Liverpool Sound and Vision Rating 8.5/10

It is when you start apologising for everything that ever was, even the good things in life, the shared moments of joy, passion and adventure, that you realise it was all that you could do to keep the song alive, to let it be heard with sincerity and damn those with grace who encourage you to feel inferior and flawed; for those that made you feel Sorry For The Good Times.

Never apologise for loving something decent, worthy of your time or even just something that picked at your curiosity’s conscious, to say sorry for having loved is the downward spiral to self denial, whether for good or ill, saying sorry is not the hardest word in this day and age, telling an artist that they have captured your heart arguably is.

It is an emotion that is fitting when it comes to the Red Pine Timber Company, an offering of thanks that is completely deserved, that makes this forest of versatile musicians of the Americana dream such a positive institution.

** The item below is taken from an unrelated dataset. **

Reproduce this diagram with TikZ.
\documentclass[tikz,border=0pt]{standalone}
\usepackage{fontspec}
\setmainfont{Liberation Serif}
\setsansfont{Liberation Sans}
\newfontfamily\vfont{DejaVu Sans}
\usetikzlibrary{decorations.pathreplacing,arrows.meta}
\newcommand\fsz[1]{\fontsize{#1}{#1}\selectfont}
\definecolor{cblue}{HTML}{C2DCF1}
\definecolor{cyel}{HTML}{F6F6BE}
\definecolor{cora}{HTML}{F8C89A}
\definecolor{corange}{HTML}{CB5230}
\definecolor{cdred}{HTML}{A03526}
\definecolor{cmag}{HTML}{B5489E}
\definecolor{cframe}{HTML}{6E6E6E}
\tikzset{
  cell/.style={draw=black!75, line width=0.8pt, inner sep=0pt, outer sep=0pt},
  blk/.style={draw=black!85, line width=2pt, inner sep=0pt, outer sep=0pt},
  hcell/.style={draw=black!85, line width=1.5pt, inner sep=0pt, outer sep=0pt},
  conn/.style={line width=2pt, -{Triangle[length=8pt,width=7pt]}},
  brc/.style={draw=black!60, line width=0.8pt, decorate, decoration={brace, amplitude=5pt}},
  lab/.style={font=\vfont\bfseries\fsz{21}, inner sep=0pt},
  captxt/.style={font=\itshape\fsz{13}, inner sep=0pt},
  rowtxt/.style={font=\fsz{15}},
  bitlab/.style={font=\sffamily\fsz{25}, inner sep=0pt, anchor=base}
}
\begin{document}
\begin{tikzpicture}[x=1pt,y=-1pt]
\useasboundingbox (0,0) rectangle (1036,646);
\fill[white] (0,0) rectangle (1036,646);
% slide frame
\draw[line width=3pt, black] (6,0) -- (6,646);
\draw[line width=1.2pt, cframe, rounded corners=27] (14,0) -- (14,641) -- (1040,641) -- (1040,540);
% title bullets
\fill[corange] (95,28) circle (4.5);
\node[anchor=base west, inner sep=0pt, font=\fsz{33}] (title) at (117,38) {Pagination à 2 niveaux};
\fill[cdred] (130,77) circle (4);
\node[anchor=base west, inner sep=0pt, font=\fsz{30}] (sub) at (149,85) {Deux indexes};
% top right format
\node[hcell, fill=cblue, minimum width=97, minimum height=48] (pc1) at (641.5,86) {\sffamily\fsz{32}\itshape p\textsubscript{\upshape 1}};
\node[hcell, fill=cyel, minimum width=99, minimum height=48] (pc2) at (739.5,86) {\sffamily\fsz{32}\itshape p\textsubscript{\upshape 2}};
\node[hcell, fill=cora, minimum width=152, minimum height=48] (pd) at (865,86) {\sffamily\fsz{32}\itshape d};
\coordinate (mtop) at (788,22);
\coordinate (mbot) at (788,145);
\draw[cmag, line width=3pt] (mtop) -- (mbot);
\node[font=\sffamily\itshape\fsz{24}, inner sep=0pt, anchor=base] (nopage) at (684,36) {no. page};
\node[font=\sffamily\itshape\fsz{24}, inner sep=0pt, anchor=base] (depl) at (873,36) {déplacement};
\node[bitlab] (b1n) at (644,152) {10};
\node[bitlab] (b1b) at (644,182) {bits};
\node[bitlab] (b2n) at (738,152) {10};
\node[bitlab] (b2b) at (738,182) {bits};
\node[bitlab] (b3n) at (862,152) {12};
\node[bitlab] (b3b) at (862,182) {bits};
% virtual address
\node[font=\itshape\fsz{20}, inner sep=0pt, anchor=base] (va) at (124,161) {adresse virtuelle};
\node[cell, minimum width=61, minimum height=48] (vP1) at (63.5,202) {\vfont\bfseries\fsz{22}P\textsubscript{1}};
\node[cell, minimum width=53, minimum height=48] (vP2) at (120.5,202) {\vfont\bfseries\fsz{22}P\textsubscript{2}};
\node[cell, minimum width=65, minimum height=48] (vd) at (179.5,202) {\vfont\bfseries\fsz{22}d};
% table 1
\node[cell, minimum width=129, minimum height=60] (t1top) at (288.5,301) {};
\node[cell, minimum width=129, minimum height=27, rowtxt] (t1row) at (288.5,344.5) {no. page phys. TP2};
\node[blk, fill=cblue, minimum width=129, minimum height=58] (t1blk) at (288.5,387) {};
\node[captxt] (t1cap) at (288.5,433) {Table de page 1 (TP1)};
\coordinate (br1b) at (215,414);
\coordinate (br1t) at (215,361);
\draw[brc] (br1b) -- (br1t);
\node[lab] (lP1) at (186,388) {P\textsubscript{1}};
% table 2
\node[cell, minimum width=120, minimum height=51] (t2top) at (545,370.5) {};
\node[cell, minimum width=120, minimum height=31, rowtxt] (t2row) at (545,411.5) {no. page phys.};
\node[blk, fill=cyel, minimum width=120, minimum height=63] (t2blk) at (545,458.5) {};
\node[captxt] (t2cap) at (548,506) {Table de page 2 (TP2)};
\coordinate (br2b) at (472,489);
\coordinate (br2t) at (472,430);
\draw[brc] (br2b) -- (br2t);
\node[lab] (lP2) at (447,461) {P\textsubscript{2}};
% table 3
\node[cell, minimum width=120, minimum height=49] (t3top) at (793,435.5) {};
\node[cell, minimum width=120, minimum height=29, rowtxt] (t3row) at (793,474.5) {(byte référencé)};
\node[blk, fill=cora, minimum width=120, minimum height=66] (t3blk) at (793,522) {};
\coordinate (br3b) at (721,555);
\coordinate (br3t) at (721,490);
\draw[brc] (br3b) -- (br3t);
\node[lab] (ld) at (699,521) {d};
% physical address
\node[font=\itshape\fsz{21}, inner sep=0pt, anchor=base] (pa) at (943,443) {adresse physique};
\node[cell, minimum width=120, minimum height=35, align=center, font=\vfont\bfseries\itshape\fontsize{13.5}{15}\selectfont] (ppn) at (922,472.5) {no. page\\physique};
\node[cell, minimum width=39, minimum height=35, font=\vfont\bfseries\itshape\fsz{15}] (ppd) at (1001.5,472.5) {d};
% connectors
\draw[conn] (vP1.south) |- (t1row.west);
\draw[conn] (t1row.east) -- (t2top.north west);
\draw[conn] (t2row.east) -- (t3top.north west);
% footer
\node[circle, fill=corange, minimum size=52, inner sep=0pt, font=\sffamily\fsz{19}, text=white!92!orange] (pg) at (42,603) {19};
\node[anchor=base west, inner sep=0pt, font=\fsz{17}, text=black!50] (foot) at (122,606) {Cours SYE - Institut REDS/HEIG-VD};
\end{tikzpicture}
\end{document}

This second album by the band seems to have completely ignored the hard and fast rule that it must have been born out of immense suffering and overwhelming hardship, not just ignored the rule but set it on fire, put it in a brown envelope and posted it directly to anyone with a problem or who would hold a grudge to a series of songs played out in tremendous time and obviously fulfilling enjoyment.

In songs such as the opener If You Want To, Tracks in the Snow, The Same Kind of Pretty, Bar Stool, Look at the Moonlight and Get Right With You, what comes across is recognition, that fulfilment, the execution of endeavour and belief is there, it stares down the barrel of the gun owned by those who demand such apologies and turns the bullet aimed instead to a dove of peace; of reconciliation and upbeat tempo.

Sorry For The Good Times, only if they were never meant, if they were a tease to lull and pull you into something better than you were feeling before; Red Pine Timber Company have that effect to make everything better.